Director: John Lee Hancock
Cast: Emma Thompson, Tom Hanks, Colin Farrell, Paul Giamatti, Jason Schwartzman
Running time: 125 min
Release: 29th November
The English thespian in Hollywood is usually there to take the money and run back out into the thoroughfare, preferably Oxford Street, collar up and hat brim pulled down. That’s been their story, at least. John Gielgud once said that Claude Rains “failed and went to America,” and that snobbery abides. Emma Thompson seems to be pretty comfortable with her Hollywood life, though Hugh Laurie probably had to call the set of Nanny McPhee and the Big Bang every other evening to tell her to lie there and think of England. And a favourable exchange rate.

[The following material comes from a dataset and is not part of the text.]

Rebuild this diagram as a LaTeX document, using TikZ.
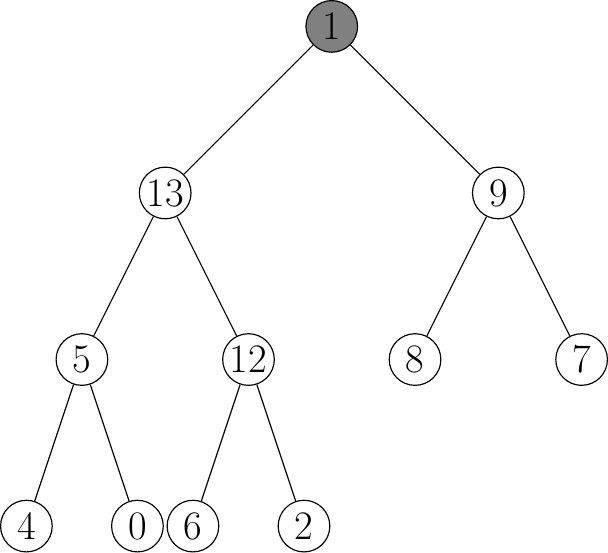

In Saving Mr. Banks, Thompson plays P.L. Travers, author of the Mary Poppins books. As the film opens, her agent has just convinced her to sell the rights to Disney. Travers flies to LA to discuss the film’s pre-production with the film’s creative team – writer Don DaGradi (Bradley Whitford from The West Wing) and songwriters the Sherman brothers (B.J. Novak and Jason Schwartzman). Though, really, that’s only ostensibly the case; Travers’ actual intention is to thoroughly filibuster the proceedings. Her quibbles are endless – she hates songs and moustaches, and has an especial loathing for dancing penguins. There soon develops a standoff between the author and Walt Disney himself (Tom Hanks). A parallel storyline, in which we watch Travers growing up in rural Australia with her alcoholic father (Colin Farrell) and depressive mother (Ruth Wilson), trundles along beside the main plot.
We all know how things end, and almost none of Travers’ complaints end up getting upheld. Plus she wasn’t even invited to the premiere. Obviously the story had to be Disneyfied in order for the original footage and music to be used, not least to allow for a portrayal of the man himself. It demonstrates the power of the Disney-style story arc that an essentially unhappy story can be turned into a life-affirming one with a cheerful ending. The conclusion the film comes to is that Travers’ prickliness is as a result of daddy issues; a denouement so ridiculous that a spoonful of crack cocaine would not help this particular medicine go down. It’s up to the players, it seems. Paul Giamatti as a simple-minded chauffeur gives the film a semi-plausible emotional centre, and Hanks is capably amiable and jowly.
Still, it’s never a good idea to put capital T thespians in a film with actors used to wielding blunter instruments. Thompson has subtlety in spades – subtle spades. She’s a writer too, remember, and just watch Travers’ posture relax when she’s in her own company. Even when the script clearly expects Thompson to hit the Nanny McPhee button, there’s enough faux-theatricality in her gestures and eyebrow-raises to give the character a jolt of rounding self-awareness. Colin Farrell, however, has lately been too busy turning into Pierce Brosnan to do much in the way of acting. His accent is hopefully some paratextual comment on Van Dyke’s own golf balls-in-the-mouth approach to mimicry, because Farrell’s Travers Robert Goff sounds more like an FM104 DJ having a stroke than an English expat.
If there’s real drama in the story over the battle for the rights of Mary Poppins, Saving Mr. Banks doesn’t capture it. At Travers’ insistence, the heated conversations between her and Disney were recorded, and they still lie somewhere in the Disney vaults; perhaps they should go on general release instead.